#### Data excerpt

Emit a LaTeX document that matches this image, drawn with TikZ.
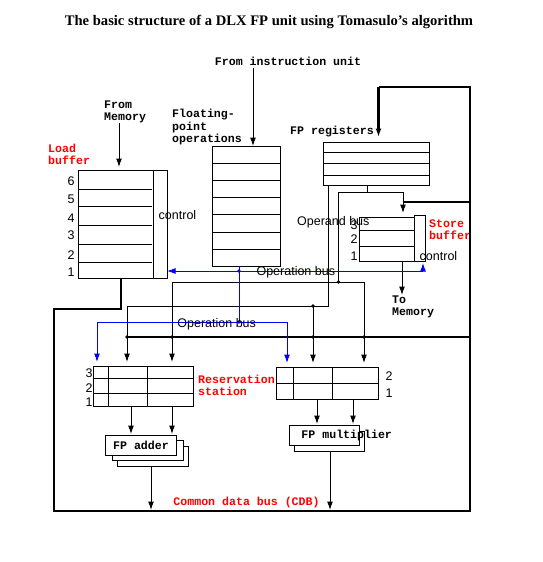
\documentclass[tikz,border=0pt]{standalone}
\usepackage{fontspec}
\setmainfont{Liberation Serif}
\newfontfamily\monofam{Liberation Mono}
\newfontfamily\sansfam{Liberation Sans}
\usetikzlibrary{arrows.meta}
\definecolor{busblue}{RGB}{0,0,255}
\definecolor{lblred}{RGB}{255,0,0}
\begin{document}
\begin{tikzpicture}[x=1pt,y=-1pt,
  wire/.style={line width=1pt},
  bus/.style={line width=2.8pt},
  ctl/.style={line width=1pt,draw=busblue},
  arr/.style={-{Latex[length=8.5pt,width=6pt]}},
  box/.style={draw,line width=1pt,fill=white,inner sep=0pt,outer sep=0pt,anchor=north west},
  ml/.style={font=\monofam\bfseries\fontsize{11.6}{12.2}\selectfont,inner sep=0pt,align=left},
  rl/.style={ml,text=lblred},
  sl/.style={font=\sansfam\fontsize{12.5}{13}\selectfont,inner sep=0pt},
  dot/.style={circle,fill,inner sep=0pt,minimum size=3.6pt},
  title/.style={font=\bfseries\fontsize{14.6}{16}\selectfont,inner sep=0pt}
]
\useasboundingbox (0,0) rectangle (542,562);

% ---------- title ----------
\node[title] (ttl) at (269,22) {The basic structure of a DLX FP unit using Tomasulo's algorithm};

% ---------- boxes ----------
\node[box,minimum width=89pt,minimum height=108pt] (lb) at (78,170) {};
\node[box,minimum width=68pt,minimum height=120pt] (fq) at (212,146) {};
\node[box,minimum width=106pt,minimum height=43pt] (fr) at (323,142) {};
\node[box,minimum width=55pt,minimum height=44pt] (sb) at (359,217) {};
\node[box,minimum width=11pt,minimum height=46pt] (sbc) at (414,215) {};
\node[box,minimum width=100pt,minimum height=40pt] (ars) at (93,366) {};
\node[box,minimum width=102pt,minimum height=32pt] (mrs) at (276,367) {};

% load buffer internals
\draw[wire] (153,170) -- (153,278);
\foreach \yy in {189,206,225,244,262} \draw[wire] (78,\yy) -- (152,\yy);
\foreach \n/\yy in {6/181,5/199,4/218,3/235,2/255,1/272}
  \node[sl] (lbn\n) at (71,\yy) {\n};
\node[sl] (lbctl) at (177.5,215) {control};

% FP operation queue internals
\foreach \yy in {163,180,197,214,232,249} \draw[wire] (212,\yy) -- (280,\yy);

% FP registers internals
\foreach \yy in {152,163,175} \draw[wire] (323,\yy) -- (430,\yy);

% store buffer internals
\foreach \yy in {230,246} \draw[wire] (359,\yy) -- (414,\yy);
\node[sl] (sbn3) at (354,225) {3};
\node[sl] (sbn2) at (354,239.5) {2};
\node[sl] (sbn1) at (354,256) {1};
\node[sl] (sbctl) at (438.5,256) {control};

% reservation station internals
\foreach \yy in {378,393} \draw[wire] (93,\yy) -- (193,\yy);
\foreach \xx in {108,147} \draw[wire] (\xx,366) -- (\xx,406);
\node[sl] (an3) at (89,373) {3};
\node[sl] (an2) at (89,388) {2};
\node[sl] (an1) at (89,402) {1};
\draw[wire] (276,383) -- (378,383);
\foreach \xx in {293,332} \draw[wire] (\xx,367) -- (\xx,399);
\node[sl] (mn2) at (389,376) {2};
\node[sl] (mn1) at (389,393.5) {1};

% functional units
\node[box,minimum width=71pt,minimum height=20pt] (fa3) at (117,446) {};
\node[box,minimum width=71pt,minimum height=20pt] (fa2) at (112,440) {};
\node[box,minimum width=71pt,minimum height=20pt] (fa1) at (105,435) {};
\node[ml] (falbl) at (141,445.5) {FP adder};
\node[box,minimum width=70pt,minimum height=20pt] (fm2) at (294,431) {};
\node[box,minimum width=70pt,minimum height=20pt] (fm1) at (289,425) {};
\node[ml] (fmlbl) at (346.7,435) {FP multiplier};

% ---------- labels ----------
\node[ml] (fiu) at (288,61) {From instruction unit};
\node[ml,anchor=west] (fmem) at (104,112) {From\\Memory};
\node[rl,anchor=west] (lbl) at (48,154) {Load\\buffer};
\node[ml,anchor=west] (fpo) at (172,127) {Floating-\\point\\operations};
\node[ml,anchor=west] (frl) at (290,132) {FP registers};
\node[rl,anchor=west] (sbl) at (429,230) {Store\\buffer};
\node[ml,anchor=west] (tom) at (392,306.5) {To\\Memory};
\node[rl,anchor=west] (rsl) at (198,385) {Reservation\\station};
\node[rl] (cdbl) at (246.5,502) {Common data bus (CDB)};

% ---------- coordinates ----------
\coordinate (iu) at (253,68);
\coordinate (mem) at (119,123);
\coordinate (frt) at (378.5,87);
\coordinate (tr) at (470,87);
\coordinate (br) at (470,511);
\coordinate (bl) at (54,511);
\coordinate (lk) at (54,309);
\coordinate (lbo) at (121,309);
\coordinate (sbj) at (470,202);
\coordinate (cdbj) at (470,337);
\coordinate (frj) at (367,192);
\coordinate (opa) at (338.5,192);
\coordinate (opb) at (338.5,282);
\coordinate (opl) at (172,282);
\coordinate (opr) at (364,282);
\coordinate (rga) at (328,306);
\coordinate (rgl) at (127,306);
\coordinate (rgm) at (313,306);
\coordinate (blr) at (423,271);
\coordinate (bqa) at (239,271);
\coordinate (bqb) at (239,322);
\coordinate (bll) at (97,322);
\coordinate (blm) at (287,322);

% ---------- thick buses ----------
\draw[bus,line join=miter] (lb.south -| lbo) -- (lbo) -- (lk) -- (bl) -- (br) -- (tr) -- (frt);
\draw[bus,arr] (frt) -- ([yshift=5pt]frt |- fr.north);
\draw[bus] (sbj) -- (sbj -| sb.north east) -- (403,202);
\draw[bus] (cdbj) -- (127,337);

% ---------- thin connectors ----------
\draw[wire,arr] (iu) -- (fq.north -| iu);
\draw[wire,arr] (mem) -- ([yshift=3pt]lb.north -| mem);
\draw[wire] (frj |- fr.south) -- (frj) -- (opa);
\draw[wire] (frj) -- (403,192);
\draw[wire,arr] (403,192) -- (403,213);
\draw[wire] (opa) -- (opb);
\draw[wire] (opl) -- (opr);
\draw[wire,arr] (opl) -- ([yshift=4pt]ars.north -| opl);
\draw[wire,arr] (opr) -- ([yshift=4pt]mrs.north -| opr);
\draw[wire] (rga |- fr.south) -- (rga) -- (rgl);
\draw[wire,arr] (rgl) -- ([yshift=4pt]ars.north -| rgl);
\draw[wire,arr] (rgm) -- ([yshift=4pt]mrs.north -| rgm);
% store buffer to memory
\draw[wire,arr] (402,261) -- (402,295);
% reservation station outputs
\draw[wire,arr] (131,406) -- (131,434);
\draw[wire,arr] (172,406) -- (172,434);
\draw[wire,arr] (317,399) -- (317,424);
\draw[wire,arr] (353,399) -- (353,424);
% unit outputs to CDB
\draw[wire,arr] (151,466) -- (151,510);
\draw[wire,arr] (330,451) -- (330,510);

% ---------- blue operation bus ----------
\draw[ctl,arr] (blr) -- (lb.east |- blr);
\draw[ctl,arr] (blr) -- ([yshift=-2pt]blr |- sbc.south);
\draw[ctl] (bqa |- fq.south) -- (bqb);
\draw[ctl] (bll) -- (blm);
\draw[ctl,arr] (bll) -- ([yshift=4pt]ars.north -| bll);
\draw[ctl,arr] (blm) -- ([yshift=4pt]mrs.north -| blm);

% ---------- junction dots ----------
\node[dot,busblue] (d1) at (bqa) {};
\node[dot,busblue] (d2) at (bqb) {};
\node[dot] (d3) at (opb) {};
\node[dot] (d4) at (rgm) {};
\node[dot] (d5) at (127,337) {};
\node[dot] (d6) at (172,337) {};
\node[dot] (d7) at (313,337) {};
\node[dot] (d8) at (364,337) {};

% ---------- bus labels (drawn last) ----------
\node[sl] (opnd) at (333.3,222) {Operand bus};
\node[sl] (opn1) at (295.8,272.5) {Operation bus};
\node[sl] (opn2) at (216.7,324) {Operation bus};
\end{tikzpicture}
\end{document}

########

* [Work to complete]: Only the lines from the start of the material through the line containing "(0,0) rectangle (542,562);" should be transcribed. Pictures stay out.

* [Complete answer]:
Emit a LaTeX document that matches this image, drawn with TikZ.
\documentclass[tikz,border=0pt]{standalone}
\usepackage{fontspec}
\setmainfont{Liberation Serif}
\newfontfamily\monofam{Liberation Mono}
\newfontfamily\sansfam{Liberation Sans}
\usetikzlibrary{arrows.meta}
\definecolor{busblue}{RGB}{0,0,255}
\definecolor{lblred}{RGB}{255,0,0}
\begin{document}
\begin{tikzpicture}[x=1pt,y=-1pt,
  wire/.style={line width=1pt},
  bus/.style={line width=2.8pt},
  ctl/.style={line width=1pt,draw=busblue},
  arr/.style={-{Latex[length=8.5pt,width=6pt]}},
  box/.style={draw,line width=1pt,fill=white,inner sep=0pt,outer sep=0pt,anchor=north west},
  ml/.style={font=\monofam\bfseries\fontsize{11.6}{12.2}\selectfont,inner sep=0pt,align=left},
  rl/.style={ml,text=lblred},
  sl/.style={font=\sansfam\fontsize{12.5}{13}\selectfont,inner sep=0pt},
  dot/.style={circle,fill,inner sep=0pt,minimum size=3.6pt},
  title/.style={font=\bfseries\fontsize{14.6}{16}\selectfont,inner sep=0pt}
]
\useasboundingbox (0,0) rectangle (542,562);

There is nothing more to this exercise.